Babies in crèches twice as likely to get ill as those in home based care
BABIES in crèches are twice as likely to get ill as those in home based care.
Infants in creches were 2.5 times more likely to have had a chest infection and twice as likely to have had an ear infection, a major new study has shown.
There was not much difference in health risks between babies cared for at home by their parents or in the homes of relatives or childminders.
The Growing Up in Ireland survey studied the families of 11,000 nine-month-old babies.
It found that 40pc were in non-parental childcare by that age, with mothers on low incomes most likely to be back at work.

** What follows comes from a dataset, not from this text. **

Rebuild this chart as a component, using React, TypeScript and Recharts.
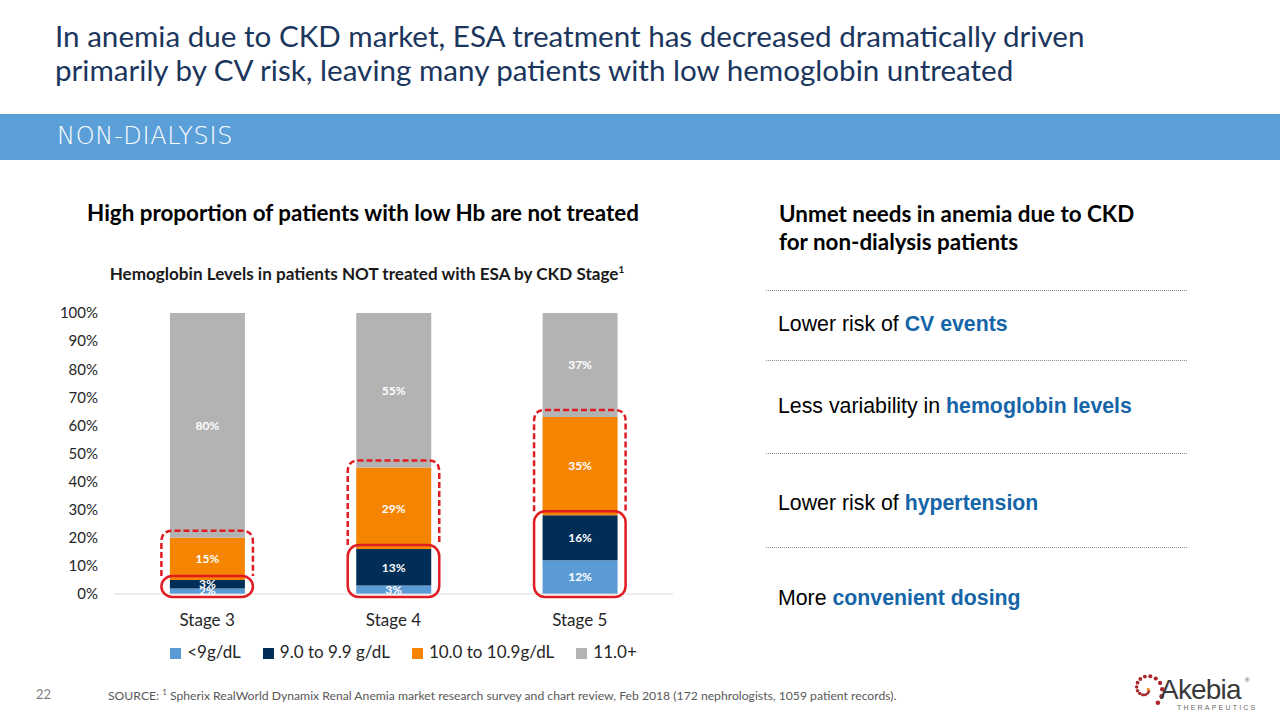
import React from 'react';
import {
  BarChart,
  Bar,
  XAxis,
  YAxis,
  Legend,
  LabelList,
  ReferenceArea,
} from 'recharts';

const stages = ['Stage 3', 'Stage 4', 'Stage 5'];
const below9 = [2, 3, 12];
const from9to99 = [3, 13, 16];
const from10to109 = [15, 29, 35];
const above11 = [80, 55, 37];
const yTicks = [0, 10, 20, 30, 40, 50, 60, 70, 80, 90, 100];

const seriesNames = ['<9g/dL', '9.0 to 9.9 g/dL', '10.0 to 10.9g/dL', '11.0+'];
const seriesColors = ['#5B9BD5', '#002E56', '#F58400', '#B3B3B3'];

const unmetNeeds = [
  { plain: 'Lower risk of ', bold: 'CV events' },
  { plain: 'Less variability in ', bold: 'hemoglobin levels' },
  { plain: 'Lower risk of ', bold: 'hypertension' },
  { plain: 'More ', bold: 'convenient dosing' },
];

const data = stages.map((stage, i) => ({
  stage,
  a: below9[i],
  b: from9to99[i],
  c: from10to109[i],
  d: above11[i],
}));

const CALIBRI = 'Lato, "Open Sans", sans-serif';
const ARIAL = '"Liberation Sans", Arial, sans-serif';
const RED = '#E01B22';

// solid rounded outline around the two lowest segments of a bar
const solidOutline = (props: any) => {
  const { x, y, width, height } = props;
  const w = width * 0.4 + 17;
  const cx = x + width / 2;
  return (
    <rect
      x={cx - w / 2}
      y={y - 4}
      width={w}
      height={height + 7}
      rx={11}
      ry={11}
      fill="none"
      stroke={RED}
      strokeWidth={2.5}
    />
  );
};

// dashed outline with open bottom, it runs down into the solid one
const dashedOutline = (props: any) => {
  const { x, y, width, height } = props;
  const w = width * 0.4 + 17;
  const l = x + width / 2 - w / 2;
  const r = l + w;
  const top = y - 7;
  const bottom = y + height - 4;
  const rad = 11;
  const d = `M${l},${bottom} V${top + rad} Q${l},${top} ${l + rad},${top} H${r - rad} Q${r},${top} ${r},${top + rad} V${bottom}`;
  return <path d={d} fill="none" stroke={RED} strokeWidth={2.5} strokeDasharray="6 3" />;
};

const pct = (v: any) => `${v}%`;

const labelStyle = {
  fill: '#FFFFFF',
  fontFamily: CALIBRI,
  fontSize: 12,
  fontWeight: 700,
};

const Logo = () => (
  <svg width={140} height={46} style={{ position: 'absolute', left: 1122, top: 668 }}>
    {[...Array(18)].map((_, i) => {
      const t = i * 0.42;
      const r = 2 + i * 0.95;
      return (
        <circle
          key={i}
          cx={24 + r * Math.cos(t)}
          cy={21 + r * Math.sin(t)}
          r={1.3 + i * 0.06}
          fill={i < 2 ? '#F08A24' : '#A8262C'}
        />
      );
    })}
    <text x={38} y={31} fontFamily={ARIAL} fontSize={28} fill="#3A3A3A" letterSpacing={-0.8}>
      Akebia
    </text>
    <text x={123} y={14} fontFamily={ARIAL} fontSize={6} fill="#3A3A3A">
      ®
    </text>
    <text x={55} y={42} fontFamily={ARIAL} fontSize={7} fill="#6A6A6A" letterSpacing={2.2}>
      THERAPEUTICS
    </text>
  </svg>
);

const App = () => {
  return (
    <div
      style={{
        position: 'absolute',
        left: 0,
        top: 0,
        width: 1280,
        height: 720,
        background: '#FFFFFF',
        overflow: 'hidden',
        fontFamily: CALIBRI,
      }}
    >
      <div
        style={{
          position: 'absolute',
          left: 55,
          top: 19,
          fontSize: 29.6,
          lineHeight: '34px',
          color: '#1B365D',
          whiteSpace: 'nowrap',
        }}
      >
        In anemia due to CKD market, ESA treatment has decreased dramatically driven
        <br />
        primarily by CV risk, leaving many patients with low hemoglobin untreated
      </div>

      <div
        style={{
          position: 'absolute',
          left: 0,
          top: 114,
          width: 1280,
          height: 46,
          background: '#5B9FD9',
        }}
      />
      <div
        style={{
          position: 'absolute',
          left: 57,
          top: 121,
          fontSize: 24,
          fontWeight: 300,
          color: '#FFFFFF',
          lineHeight: '30px',
          fontFamily: '"DejaVu Sans", Lato, sans-serif',
          letterSpacing: 0.7,
        }}
      >
        NON-DIALYSIS
      </div>

      <div
        style={{
          position: 'absolute',
          left: 63,
          width: 600,
          top: 199,
          textAlign: 'center',
          fontSize: 22.4,
          fontWeight: 700,
          color: '#000000',
          whiteSpace: 'nowrap',
        }}
      >
        High proportion of patients with low Hb are not treated
      </div>
      <div
        style={{
          position: 'absolute',
          left: 67,
          width: 600,
          top: 263,
          textAlign: 'center',
          fontSize: 17.1,
          fontWeight: 700,
          color: '#1A1A1A',
          whiteSpace: 'nowrap',
        }}
      >
        Hemoglobin Levels in patients NOT treated with ESA by CKD Stage
        <sup style={{ fontSize: 10 }}>1</sup>
      </div>

      <div style={{ position: 'absolute', left: 40, top: 300 }}>
        <BarChart
          width={640}
          height={380}
          data={data}
          margin={{ top: 13, right: 7, left: 0, bottom: 17 }}
          barCategoryGap="30%"
        >
          <XAxis
            dataKey="stage"
            axisLine={{ stroke: '#D9D9D9' }}
            tickLine={false}
            tickMargin={14}
            height={47}
            tick={{ fill: '#262626', fontSize: 17, fontFamily: CALIBRI }}
          />
          <YAxis
            width={74}
            domain={[0, 100]}
            ticks={yTicks}
            tickFormatter={pct}
            axisLine={false}
            tickLine={false}
            tickMargin={10}
            interval={0}
            tick={{ fill: '#262626', fontSize: 15, fontFamily: CALIBRI }}
          />
          <Legend
            verticalAlign="bottom"
            iconType="square"
            iconSize={11}
            itemSorter={(item: any) => seriesNames.indexOf(item.value)}
            wrapperStyle={{ fontFamily: CALIBRI, fontSize: 17, lineHeight: '22px', height: 22, left: 52 }}
            formatter={(value: string) => (
              <span style={{ color: '#262626', paddingRight: value === '11.0+' ? 0 : 12, paddingLeft: 2 }}>
                {value}
              </span>
            )}
          />
          <Bar dataKey="a" name={seriesNames[0]} stackId="s" fill={seriesColors[0]} isAnimationActive={false}>
            <LabelList dataKey="a" position="center" formatter={pct} style={labelStyle} />
          </Bar>
          <Bar dataKey="b" name={seriesNames[1]} stackId="s" fill={seriesColors[1]} isAnimationActive={false}>
            <LabelList dataKey="b" position="center" formatter={pct} style={labelStyle} />
          </Bar>
          <Bar dataKey="c" name={seriesNames[2]} stackId="s" fill={seriesColors[2]} isAnimationActive={false}>
            <LabelList dataKey="c" position="center" formatter={pct} style={labelStyle} />
          </Bar>
          <Bar dataKey="d" name={seriesNames[3]} stackId="s" fill={seriesColors[3]} isAnimationActive={false}>
            <LabelList dataKey="d" position="center" formatter={pct} style={labelStyle} />
          </Bar>
          {data.map((row) => (
            <ReferenceArea
              key={`dash-${row.stage}`}
              x1={row.stage}
              x2={row.stage}
              y1={row.a + row.b}
              y2={row.a + row.b + row.c}
              ifOverflow="visible"
              zIndex={1500}
              shape={dashedOutline}
            />
          ))}
          {data.map((row) => (
            <ReferenceArea
              key={`solid-${row.stage}`}
              x1={row.stage}
              x2={row.stage}
              y1={0}
              y2={row.a + row.b}
              ifOverflow="visible"
              zIndex={1600}
              shape={solidOutline}
            />
          ))}
        </BarChart>
      </div>

      <div
        style={{
          position: 'absolute',
          left: 779,
          top: 200,
          fontSize: 22.4,
          fontWeight: 700,
          lineHeight: '28px',
          color: '#000000',
          whiteSpace: 'nowrap',
        }}
      >
        Unmet needs in anemia due to CKD
        <br />
        for non-dialysis patients
      </div>

      {[290, 360, 453, 547].map((y) => (
        <div
          key={y}
          style={{
            position: 'absolute',
            left: 766,
            top: y,
            width: 421,
            borderTop: '1px dotted #8C8C8C',
          }}
        />
      ))}

      {unmetNeeds.map((item, i) => (
        <div
          key={item.bold}
          style={{
            position: 'absolute',
            left: 778,
            top: [310, 392, 489, 584][i],
            fontFamily: ARIAL,
            fontSize: 21.3,
            lineHeight: '28px',
            color: '#000000',
            whiteSpace: 'nowrap',
          }}
        >
          {item.plain}
          <span style={{ color: '#1565A8', fontWeight: 700 }}>{item.bold}</span>
        </div>
      ))}

      <div
        style={{
          position: 'absolute',
          left: 36,
          top: 686,
          fontSize: 13,
          color: '#7F7F7F',
        }}
      >
        22
      </div>
      <div
        style={{
          position: 'absolute',
          left: 108,
          top: 687,
          fontSize: 12.2,
          color: '#595959',
          whiteSpace: 'nowrap',
        }}
      >
        SOURCE: <sup style={{ fontSize: 8 }}>1</sup> Spherix RealWorld Dynamix Renal Anemia market research survey
        and chart review, Feb 2018 (172 nephrologists, 1059 patient records).
      </div>

      <Logo />
    </div>
  );
};

export default App;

Some 42pc of these children were cared for by relatives, 31pc by childminders, and 27pc were in crèches.
Relatives were more often the childminders for low income families.
The study found that many people caring for babies did not have childcare qualifications.

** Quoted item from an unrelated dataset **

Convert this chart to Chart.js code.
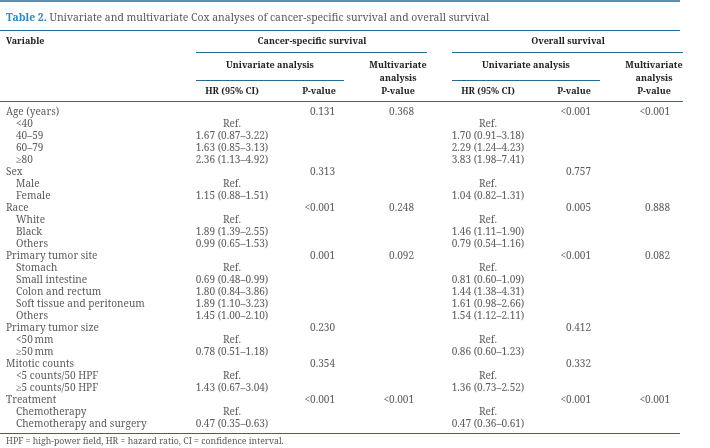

Qualifications were higher among crèche workers but these were still relatively low.
However there were more books - an important indicator of the learning environment - in crèches than in home based care settings.
The study showed few mothers returned to work before six months.
Early returners tended to be self employed and young mothers.
Highly educated mothers were more likely to return to work than lower earners but only after maternity leave ended.
Childrens Minister Frances Fitzgerald said the report provides valuable information on childcare choices.
The study was carried out by Wconomic and Social Research Institute and Trinity College researchers.